La lotta entrava ora nella fase più acuta e drammatica. Alla deposizione dichiarata da Enrico IV a Worms, Gregorio VII rispose immediatamente con la scomunica che minacciò di sfasciare l’impero. Se infatti Gregorio VII, forte del suo immenso prestigio spirituale, non risentì della fittizia deposizione di Worms, l’imperatore si trovò in una situazione gravissima perché la scomunica scioglieva tutti i vassalli dal giuramento di fedeltà e tutti i sudditi dall’obbligo di obbedienza: la feudalità laica avrebbe colto al volo il pretesto per sciogliersi dal vincolo di sudditanza. Per scongiurare questo rischio -e la minaccia della nomina di un altro imperatore- Enrico IV doveva a ogni costo riconciliarsi col papa. Quasi in incognito si recò allora a Canossa, dove il papa si era ritirato sotto la protezione della contessa Matilde di Toscana, e per tre giorni, nel rigidissimo gennaio 1077, implorò l’assoluzione in veste di penitente. Tuttavia, una volta ottenuta la revoca dalla scomunica, Enrico IV domò la rivolta dei suoi feudatari e riprese la lotta per la supremazia, che gli costò una nuova scomunica nel 1080. Questa volta Enrico IV lasciò da parte il saio e prese le armi, assediando il papa in Castel Sant’Angelo da dove il pontefice fu liberato grazie all’intervento dei Normanni di Roberto il Guiscardo. Gregorio VII si spense nel 1085, ma la contesa tra papato e impero continuò anche con il suo successore, il francese Urbano II (1088-99), che riprese il programma di riforma ecclesiastica, sostenuto anche dall'ardente rinascita religiosa che proprio in quegli anni trovò una delle sue manifestazioni più travolgenti nella grandiosa impresa delle crociate.
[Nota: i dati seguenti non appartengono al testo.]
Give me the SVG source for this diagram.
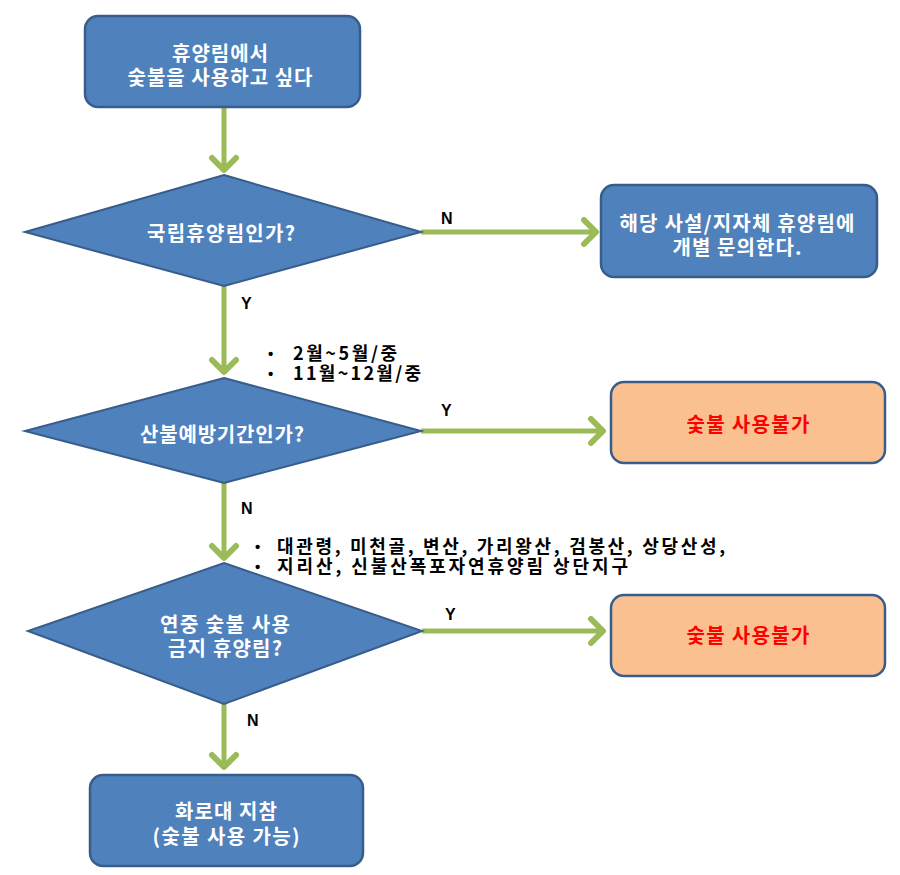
<svg xmlns="http://www.w3.org/2000/svg" width="900" height="875" viewBox="0 0 900 875">
<defs>
<style>
.box{fill:#4f81bd;stroke:#385d8a;stroke-width:2.5}
.warn{fill:#fac090;stroke:#385d8a;stroke-width:2.5}
.dia{fill:#4f81bd;stroke:#385d8a;stroke-width:2}
.wt{fill:#ffffff;font-family:"Noto Sans CJK KR","Liberation Sans",sans-serif;font-weight:bold;font-size:20px;text-anchor:middle}
.rt{fill:#ff0000;font-family:"Noto Sans CJK KR","Liberation Sans",sans-serif;font-weight:bold;font-size:20px;text-anchor:middle}
.lbl{fill:#000000;font-family:"Liberation Sans","Noto Sans CJK KR",sans-serif;font-weight:bold;font-size:16px}
.note{fill:#000000;font-family:"Noto Sans CJK KR","Liberation Sans",sans-serif;font-weight:bold;font-size:18px}
.bul{fill:#000000;font-family:"Liberation Sans",sans-serif;font-weight:bold;font-size:15px}
.conn{stroke:#9bbb59;stroke-width:5;fill:none}
</style>
<marker id="ah" markerUnits="userSpaceOnUse" markerWidth="30" markerHeight="30" viewBox="-20 -15 30 30" refX="0" refY="0" orient="auto">
<polyline points="-12,-12 0,0 -12,12" fill="none" stroke="#9bbb59" stroke-width="6" stroke-linecap="round" stroke-linejoin="round"/>
</marker>
</defs>
<rect width="900" height="875" fill="#ffffff"/>
<g id="connectors">
<line class="conn" x1="224" y1="107" x2="224" y2="170" marker-end="url(#ah)"/>
<line class="conn" x1="421" y1="232" x2="596" y2="232" marker-end="url(#ah)"/>
<line class="conn" x1="224" y1="286" x2="224" y2="372" marker-end="url(#ah)"/>
<line class="conn" x1="421" y1="431" x2="603" y2="431" marker-end="url(#ah)"/>
<line class="conn" x1="224" y1="483" x2="224" y2="558" marker-end="url(#ah)"/>
<line class="conn" x1="422" y1="631" x2="603" y2="631" marker-end="url(#ah)"/>
<line class="conn" x1="224" y1="704" x2="224" y2="767" marker-end="url(#ah)"/>
<text class="lbl" x="441" y="224">N</text>
<text class="lbl" x="241" y="309">Y</text>
<text class="lbl" x="441" y="416">Y</text>
<text class="lbl" x="241" y="514">N</text>
<text class="lbl" x="445" y="620">Y</text>
<text class="lbl" x="247" y="726">N</text>
</g>
<g id="start">
<rect class="box" x="85" y="16" width="275" height="91" rx="13"/>
<text class="wt" x="220" y="61" textLength="96">휴양림에서</text>
<text class="wt" x="220" y="85" textLength="185">숯불을 사용하고 싶다</text>
</g>
<g id="d1">
<polygon class="dia" points="224,175 421,232 224,286 25,232"/>
<text class="wt" x="221" y="241" textLength="148">국립휴양림인가?</text>
</g>
<g id="private">
<rect class="box" x="601" y="185" width="276" height="92" rx="13"/>
<text class="wt" x="737" y="231" textLength="235">해당 사설/지자체 휴양림에</text>
<text class="wt" x="737" y="255" textLength="129">개별 문의한다.</text>
</g>
<g id="note1">
<text class="bul" x="268" y="359">•</text>
<text class="note" x="293" y="360" textLength="104">2월~5월/중</text>
<text class="bul" x="268" y="379">•</text>
<text class="note" x="293" y="380" textLength="128">11월~12월/중</text>
</g>
<g id="d2">
<polygon class="dia" points="224,378 421,431 224,483 25,431"/>
<text class="wt" x="222" y="442" textLength="164">산불예방기간인가?</text>
</g>
<g id="ban1">
<rect class="warn" x="611" y="382" width="274" height="81" rx="13"/>
<text class="rt" x="748" y="432" textLength="123">숯불 사용불가</text>
</g>
<g id="note2">
<text class="bul" x="255" y="552">•</text>
<text class="note" x="277" y="553" textLength="448">대관령, 미천골, 변산, 가리왕산, 검봉산, 상당산성,</text>
<text class="bul" x="255" y="572">•</text>
<text class="note" x="277" y="573" textLength="351">지리산, 신불산폭포자연휴양림 상단지구</text>
</g>
<g id="d3">
<polygon class="dia" points="224,563 422,631 224,704 28,631"/>
<text class="wt" x="225" y="632" textLength="130">연중 숯불 사용</text>
<text class="wt" x="225" y="656" textLength="114">금지 휴양림?</text>
</g>
<g id="ban2">
<rect class="warn" x="611" y="595" width="274" height="81" rx="13"/>
<text class="rt" x="748" y="643" textLength="123">숯불 사용불가</text>
</g>
<g id="end">
<rect class="box" x="90" y="775" width="273" height="91" rx="13"/>
<text class="wt" x="226" y="819" textLength="102">화로대 지참</text>
<text class="wt" x="226" y="844" textLength="147">(숯불 사용 가능)</text>
</g>
</svg>
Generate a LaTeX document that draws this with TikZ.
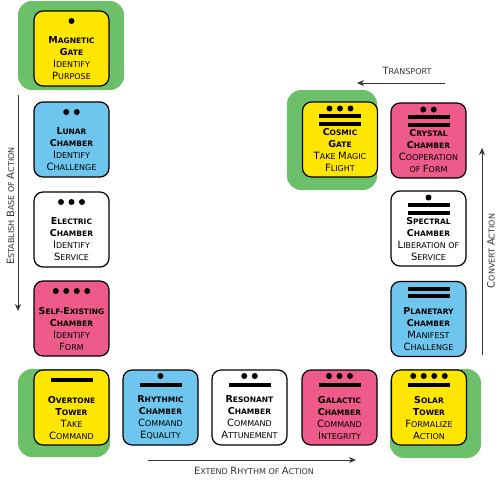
\documentclass[tikz,border=0pt]{standalone}
\usepackage{fontspec}
\setmainfont{DejaVu Sans}
\usetikzlibrary{calc,arrows.meta}
\definecolor{tyellow}{HTML}{FFE600}
\definecolor{tgreen}{HTML}{6CC06A}
\definecolor{tblue}{HTML}{6EC6EE}
\definecolor{tpink}{HTML}{EE5A8A}
\definecolor{tgray}{HTML}{333333}
\newcommand\Cp[1]{{\fontsize{10}{12}\selectfont #1}}
\newcommand\Cb[1]{{\fontsize{9.5}{12}\selectfont #1}}
\newcommand\Sc[2]{\Cp{#1}\MakeUppercase{#2}}
\newcommand\Sb[2]{\Cb{#1}\MakeUppercase{#2}}
\tikzset{
  tilebox/.style={draw=black, line width=1.2pt, rounded corners=9pt, minimum width=75pt, minimum height=75pt, outer sep=0pt, inner sep=0pt},
  tiletext/.style={inner sep=0pt, align=center, font=\fontsize{8}{12}\selectfont, anchor=north},
  greenbg/.style={fill=tgreen, rounded corners=14pt},
  arr/.style={draw=tgray, line width=0.9pt, -{Stealth[length=7pt,width=6pt]}},
  lbl/.style={text=tgray, inner sep=0pt, font=\fontsize{8}{12}\selectfont}
}
\newcommand\tile[8]{%
  \node[tilebox, fill=#4] (#1) at (#2,#3) {};
  \node[tiletext] (#1-t) at ($(#1.north)+(0,25.8)$) {{\bfseries\fontsize{7.5}{12}\selectfont #5}\\{\bfseries\fontsize{7.5}{12}\selectfont #6}\\#7\\#8};
}
\newcommand\tdots[3]{\foreach \k in {1,...,#2}{\fill ($(#1.north)+({(\k-(#2+1)/2)*10.5},#3)$) circle (3pt);}}
\newcommand\tbar[2]{\fill ($(#1.north)+(-21,#2-2)$) rectangle ($(#1.north)+(21,#2+2)$);}
\begin{document}
\begin{tikzpicture}[x=1pt,y=-1pt]
\useasboundingbox (0,0) rectangle (500,480);
% green backgrounds
\fill[greenbg] (18,1) rectangle (124,90);
\fill[greenbg] (287,90) rectangle (377,190);
\fill[greenbg] (18,369) rectangle (110,457);
\fill[greenbg] (390,369) rectangle (481,458);
% left column
\tile{magnetic}{71.5}{48.5}{tyellow}{\Sb{M}{agnetic}}{\Sb{G}{ate}}{\Sc{I}{dentify}}{\Sc{P}{urpose}}
\tdots{magnetic}{1}{10}
\tile{lunar}{71.5}{139.5}{tblue}{\Sb{L}{unar}}{\Sb{C}{hamber}}{\Sc{I}{dentify}}{\Sc{C}{hallenge}}
\tdots{lunar}{2}{10}
\tile{electric}{71.5}{229.5}{white}{\Sb{E}{lectric}}{\Sb{C}{hamber}}{\Sc{I}{dentify}}{\Sc{S}{ervice}}
\tdots{electric}{3}{10}
\tile{selfex}{71.5}{318.5}{tpink}{\Sb{S}{elf-}\Sb{E}{xisting}}{\Sb{C}{hamber}}{\Sc{I}{dentify}}{\Sc{F}{orm}}
\tdots{selfex}{4}{10}
\tile{overtone}{71.5}{407.5}{tyellow}{\Sb{O}{vertone}}{\Sb{T}{ower}}{\Sc{T}{ake}}{\Sc{C}{ommand}}
\tbar{overtone}{10}
% bottom row
\tile{rhythmic}{160.5}{407.5}{tblue}{\Sb{R}{hythmic}}{\Sb{C}{hamber}}{\Sc{C}{ommand}}{\Sc{E}{quality}}
\tdots{rhythmic}{1}{6}\tbar{rhythmic}{15}
\tile{resonant}{249.5}{407.5}{white}{\Sb{R}{esonant}}{\Sb{C}{hamber}}{\Sc{C}{ommand}}{\Sc{A}{ttunement}}
\tdots{resonant}{2}{6}\tbar{resonant}{15}
\tile{galactic}{339.5}{407.5}{tpink}{\Sb{G}{alactic}}{\Sb{C}{hamber}}{\Sc{C}{ommand}}{\Sc{I}{ntegrity}}
\tdots{galactic}{3}{6}\tbar{galactic}{15}
\tile{solar}{429}{407.5}{tyellow}{\Sb{S}{olar}}{\Sb{T}{ower}}{\Sc{F}{ormalize}}{\Sc{A}{ction}}
\tdots{solar}{4}{6}\tbar{solar}{15}
% right column
\tile{planetary}{428.5}{319}{tblue}{\Sb{P}{lanetary}}{\Sb{C}{hamber}}{\Sc{M}{anifest}}{\Sc{C}{hallenge}}
\tbar{planetary}{7}\tbar{planetary}{14.5}
\tile{spectral}{428.5}{228.5}{white}{\Sb{S}{pectral}}{\Sb{C}{hamber}}{\Sc{L}{iberation} \MakeUppercase{of}}{\Sc{S}{ervice}}
\tdots{spectral}{1}{6.5}\tbar{spectral}{14}\tbar{spectral}{21.5}
\tile{crystal}{428.5}{140.5}{tpink}{\Sb{C}{rystal}}{\Sb{C}{hamber}}{\Sc{C}{ooperation}}{\MakeUppercase{of} \Sc{F}{orm}}
\tdots{crystal}{2}{6.5}\tbar{crystal}{14}\tbar{crystal}{21.5}
\tile{cosmic}{340}{139.5}{tyellow}{\Sb{C}{osmic}}{\Sb{G}{ate}}{\Sc{T}{ake} \Sc{M}{agic}}{\Sc{F}{light}}
\tdots{cosmic}{3}{6.5}\tbar{cosmic}{14}\tbar{cosmic}{21.5}
% arrows
\coordinate (ebA) at (18,95); \coordinate (ebB) at (18,311);
\draw[arr] (ebA) -- (ebB);
\node[lbl, rotate=90] (eblbl) at (10.5,206) {\Sc{E}{stablish} \Sc{B}{ase} \MakeUppercase{of} \Sc{A}{ction}};
\coordinate (erA) at (148,460); \coordinate (erB) at (356,460);
\draw[arr] (erA) -- (erB);
\node[lbl] (erlbl) at (254,471) {\Sc{E}{xtend} \Sc{R}{hythm} \MakeUppercase{of} \Sc{A}{ction}};
\coordinate (caA) at (482,355); \coordinate (caB) at (482,148);
\draw[arr] (caA) -- (caB);
\node[lbl, rotate=90] (calbl) at (491,251) {\Sc{C}{onvert} \Sc{A}{ction}};
\coordinate (trA) at (445,83); \coordinate (trB) at (357,83);
\draw[arr] (trA) -- (trB);
\node[lbl] (trlbl) at (407,71) {\Sc{T}{ransport}};
\end{tikzpicture}
\end{document}
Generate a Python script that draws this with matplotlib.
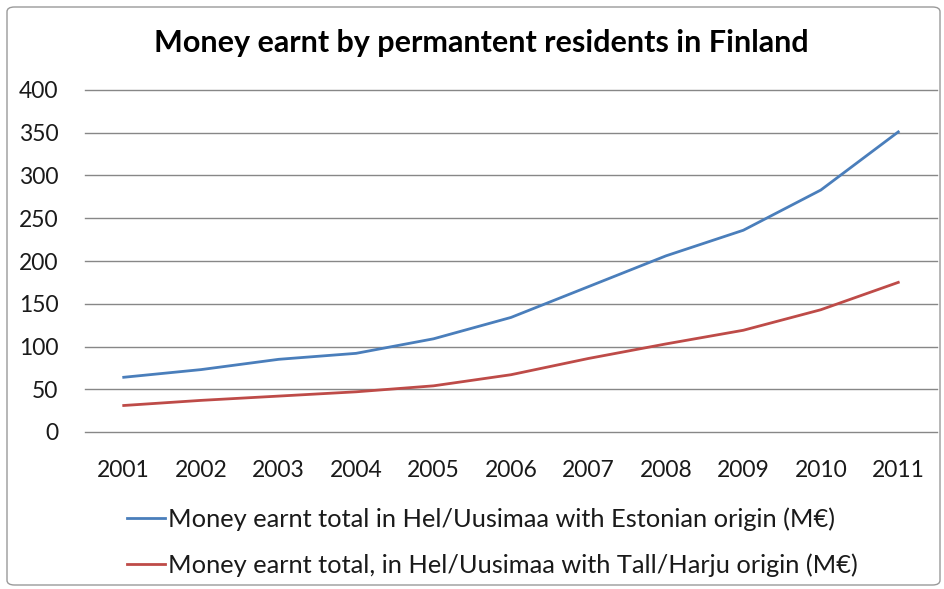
import matplotlib
matplotlib.use('Agg')
import matplotlib.pyplot as plt
from matplotlib.patches import FancyBboxPatch

plt.rcParams['font.family'] = ['Lato', 'DejaVu Sans']

years = ['2001', '2002', '2003', '2004', '2005', '2006',
         '2007', '2008', '2009', '2010', '2011']
estonian = [64, 73, 85, 92, 109, 134, 170, 206, 236, 283, 351]
tall_harju = [31, 37, 42, 47, 54, 67, 86, 103, 119, 143, 175]
y_ticks = [0, 50, 100, 150, 200, 250, 300, 350, 400]

label_est = 'Money earnt total in Hel/Uusimaa with Estonian origin (M€)'
label_th = 'Money earnt total, in Hel/Uusimaa with Tall/Harju origin (M€)'

W, H = 944, 589
fig = plt.figure(figsize=(W / 100, H / 100), dpi=100)

# rounded chart border like the excel chart frame
frame = FancyBboxPatch((7 / W, 4 / H), (933 / W), (578 / H),
                       boxstyle='round,pad=0,rounding_size=0.008',
                       transform=fig.transFigure, fill=False,
                       edgecolor='#9a9a9a', linewidth=1.0)
fig.patches.append(frame)

ax = fig.add_axes([85 / W, 157 / H, (937 - 85) / W, (432 - 90) / H])
x = list(range(len(years)))
l1, = ax.plot(x, estonian, color='#4A7EBB', linewidth=2.0)
l2, = ax.plot(x, tall_harju, color='#BE4B48', linewidth=2.0)

ax.set_xlim(-0.5, len(years) - 0.5)
ax.set_ylim(0, 400)
ax.set_yticks(y_ticks)
ax.set_xticks(x)
ax.set_xticklabels(years)
ax.yaxis.grid(True, color='#878787', linewidth=1.0)
for gl in ax.get_ygridlines():
    gl.set_clip_on(False)   # else the 0 line is cut in half
ax.set_axisbelow(True)
for s in ax.spines.values():
    s.set_visible(False)
ax.tick_params(axis='both', length=0, labelsize=16.5, colors='#1a1a1a')
ax.tick_params(axis='y', pad=19)
ax.tick_params(axis='x', pad=20)

fig.text(481 / W, 1 - 43 / H, 'Money earnt by permantent residents in Finland',
         ha='center', va='center', fontsize=22, fontweight='bold', color='#000000')

fig.legend([l1, l2], [label_est, label_th], loc='upper left',
           bbox_to_anchor=(127 / W, 1 - 507 / H), frameon=False,
           fontsize=18.3, handlelength=1.5, handletextpad=0.12,
           labelspacing=0.88, borderpad=0, borderaxespad=0,
           labelcolor='#1a1a1a')

fig.savefig('out.png', dpi=100)
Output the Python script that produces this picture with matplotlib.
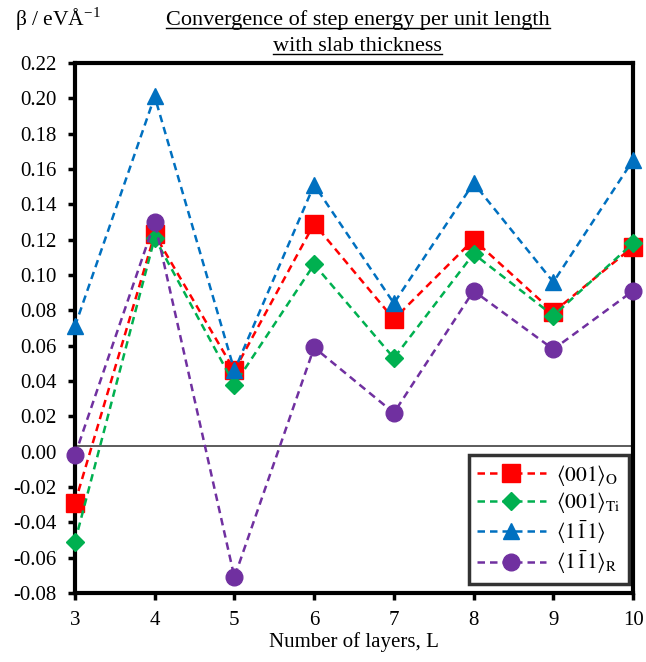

Morto Enrico IV (1106) la contesa tra impero e papato continuò con il successore Enrico V (1106-25) e fu aggravata dalla controversia sorta a proposito della contessa Matilde. Quest’ultima infatti aveva lasciato alla Chiesa non soltanto il proprio patrimonio privato (beni allodiali), ma anche gli estesissimi beni feudali che dovevano tornare all’imperatore. Solo il successore di Urbano II, papa Callisto II (1119-24), giunse a un compromesso con Enrico V mediante il Concordato di Worms del 1122: Enrico V riconobbe al papa il potere di concedere l’investitura episcopale, alla quale l’imperatore era libero di aggiungere quella feudale; in Germania, se il papa lo riteneva opportuno, l’investitura feudale avrebbe preceduto la consacrazione episcopale. La questione dell’eredità matildea fu lasciata in sospeso. Più che di una pacificazione si trattava quindi di una tregua, che se da un lato registrava un compromesso sulla questione delle investiture, dall’altro lasciava insoluto il problema fondamentale, il principio che Gregorio VII aveva voluto affermare: la subordinazione al papa di ogni autorità terrena.
A partire dal Sinodo del Laterano del 1059 si erano susseguiti eventi di portata rivoluzionaria per le sorti dell’Europa. Sotto il regno di Enrico IV e di Enrico V il papato si era levato contro l’autorità imperiale rivendicando a sé la funzione di estrema guida dell’Europa cristiana, ma soprattutto aveva appoggiato la nascita di un’entità statale autonoma al di fuori di ogni investitura imperiale, il regno dei Normanni. L’impero come istituzione universale alla guida della cristianità -così come lo avevano concepito Carlo Magno e poi Ottone I - cominciava a entrare in crisi e la situazione peggiorò decisamente alla morte di Enrico V. Con gli imperatori della casa di Sassonia e di Franconia il principio dell’ereditarietà della corona sembrava essersi affermato su quello barbarico dell’elezione dei sovrani; ora al contrario quest’ultimo risorse con il formarsi in seno alla nobiltà germanica di due partiti, ognuno dei quali presentò un proprio candidato: il partito capeggiato dai duchi di Baviera (i Welfen, da cui “guelfo”), che durante la lotta per le investiture aveva appoggiato il papa, e il partito guidato dalla casa di Hoenstaufen, duchi di Svevia e originari del castello di Weiblingen (da cui “ghibellino”), che nella lotta aveva preso le parti dell’imperatore. Il trionfo dei ghibellini, che nel 1138 aveva portato sul trono Corrado III di Svevia, non restituì prestigio all’impero né ristabilì la concordia; Corrado partì per la II crociata e si allontanò in tal modo dalla confusa situazione interna dell’impero. Alla sua morte (1152) l’ascesa al trono del nipote Federico I detto “Barbarossa” appianò i contrasti tra le due fazioni.